■ What the task asks: Output the material exactly, but drop every image it holds.

■ Recorded information:

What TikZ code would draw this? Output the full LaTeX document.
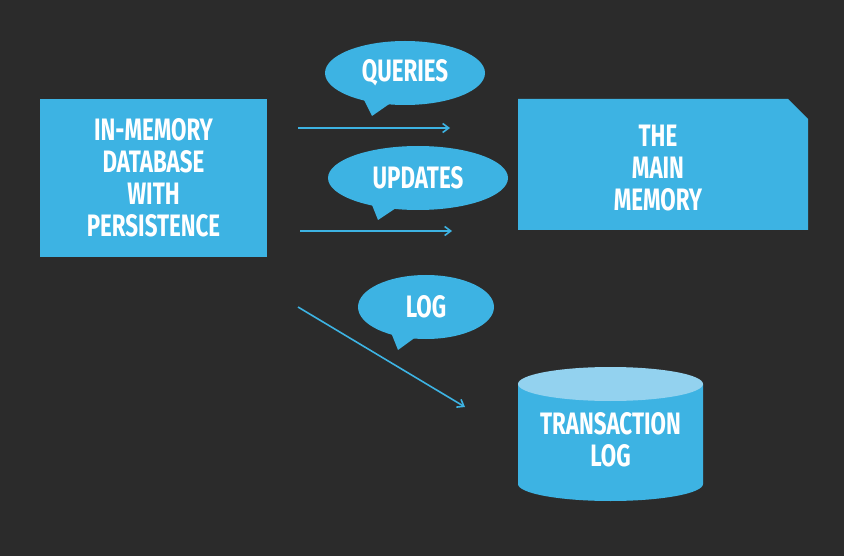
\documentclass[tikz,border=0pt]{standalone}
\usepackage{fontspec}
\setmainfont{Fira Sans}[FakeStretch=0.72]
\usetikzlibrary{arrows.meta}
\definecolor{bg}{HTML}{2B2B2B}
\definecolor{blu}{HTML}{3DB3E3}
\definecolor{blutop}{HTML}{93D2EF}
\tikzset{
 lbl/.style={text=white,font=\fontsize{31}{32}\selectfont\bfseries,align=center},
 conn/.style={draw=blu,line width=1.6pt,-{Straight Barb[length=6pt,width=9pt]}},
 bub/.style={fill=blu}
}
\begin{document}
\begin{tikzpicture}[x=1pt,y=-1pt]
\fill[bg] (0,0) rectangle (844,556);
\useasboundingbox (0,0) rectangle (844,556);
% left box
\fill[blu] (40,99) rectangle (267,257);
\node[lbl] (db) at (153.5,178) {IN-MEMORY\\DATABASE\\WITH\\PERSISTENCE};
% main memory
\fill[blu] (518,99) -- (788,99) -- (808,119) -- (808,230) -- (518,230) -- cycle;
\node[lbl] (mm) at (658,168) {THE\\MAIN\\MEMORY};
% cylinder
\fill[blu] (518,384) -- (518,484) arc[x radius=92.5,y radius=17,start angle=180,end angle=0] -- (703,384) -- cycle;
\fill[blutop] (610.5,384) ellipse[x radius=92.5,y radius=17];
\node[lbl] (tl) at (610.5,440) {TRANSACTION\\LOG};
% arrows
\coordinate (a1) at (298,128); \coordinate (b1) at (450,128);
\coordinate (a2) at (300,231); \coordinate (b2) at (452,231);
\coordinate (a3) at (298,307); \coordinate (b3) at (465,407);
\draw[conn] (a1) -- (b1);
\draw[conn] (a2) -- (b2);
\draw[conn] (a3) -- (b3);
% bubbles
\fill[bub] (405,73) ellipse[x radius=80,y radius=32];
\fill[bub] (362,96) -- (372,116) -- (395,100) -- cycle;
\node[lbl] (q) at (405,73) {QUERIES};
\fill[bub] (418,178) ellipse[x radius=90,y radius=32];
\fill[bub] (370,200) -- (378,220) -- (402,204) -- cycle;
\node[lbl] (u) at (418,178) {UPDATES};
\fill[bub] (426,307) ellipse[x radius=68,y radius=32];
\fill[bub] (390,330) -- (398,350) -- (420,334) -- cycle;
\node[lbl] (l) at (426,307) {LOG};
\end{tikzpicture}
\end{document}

■ Exercise output:
What TikZ code would draw this? Output the full LaTeX document.
\documentclass[tikz,border=0pt]{standalone}
\usepackage{fontspec}
\setmainfont{Fira Sans}[FakeStretch=0.72]
\usetikzlibrary{arrows.meta}
\definecolor{bg}{HTML}{2B2B2B}
\definecolor{blu}{HTML}{3DB3E3}
\definecolor{blutop}{HTML}{93D2EF}
\tikzset{
 lbl/.style={text=white,font=\fontsize{31}{32}\selectfont\bfseries,align=center},
 conn/.style={draw=blu,line width=1.6pt,-{Straight Barb[length=6pt,width=9pt]}},
 bub/.style={fill=blu}
}
\begin{document}
\begin{tikzpicture}[x=1pt,y=-1pt]
\fill[bg] (0,0) rectangle (844,556);
\useasboundingbox (0,0) rectangle (844,556);
% left box
\fill[blu] (40,99) rectangle (267,257);
\node[lbl] (db) at (153.5,178) {IN-MEMORY\\DATABASE\\WITH\\PERSISTENCE};
% main memory
\fill[blu] (518,99) -- (788,99) -- (808,119) -- (808,230) -- (518,230) -- cycle;
\node[lbl] (mm) at (658,168) {THE\\MAIN\\MEMORY};
% cylinder
\fill[blu] (518,384) -- (518,484) arc[x radius=92.5,y radius=17,start angle=180,end angle=0] -- (703,384) -- cycle;
\fill[blutop] (610.5,384) ellipse[x radius=92.5,y radius=17];
\node[lbl] (tl) at (610.5,440) {TRANSACTION\\LOG};
% arrows
\coordinate (a1) at (298,128); \coordinate (b1) at (450,128);
\coordinate (a2) at (300,231); \coordinate (b2) at (452,231);
\coordinate (a3) at (298,307); \coordinate (b3) at (465,407);
\draw[conn] (a1) -- (b1);
\draw[conn] (a2) -- (b2);
\draw[conn] (a3) -- (b3);
% bubbles
\fill[bub] (405,73) ellipse[x radius=80,y radius=32];
\fill[bub] (362,96) -- (372,116) -- (395,100) -- cycle;
\node[lbl] (q) at (405,73) {QUERIES};
\fill[bub] (418,178) ellipse[x radius=90,y radius=32];
\fill[bub] (370,200) -- (378,220) -- (402,204) -- cycle;
\node[lbl] (u) at (418,178) {UPDATES};
\fill[bub] (426,307) ellipse[x radius=68,y radius=32];
\fill[bub] (390,330) -- (398,350) -- (420,334) -- cycle;
\node[lbl] (l) at (426,307) {LOG};
\end{tikzpicture}
\end{document}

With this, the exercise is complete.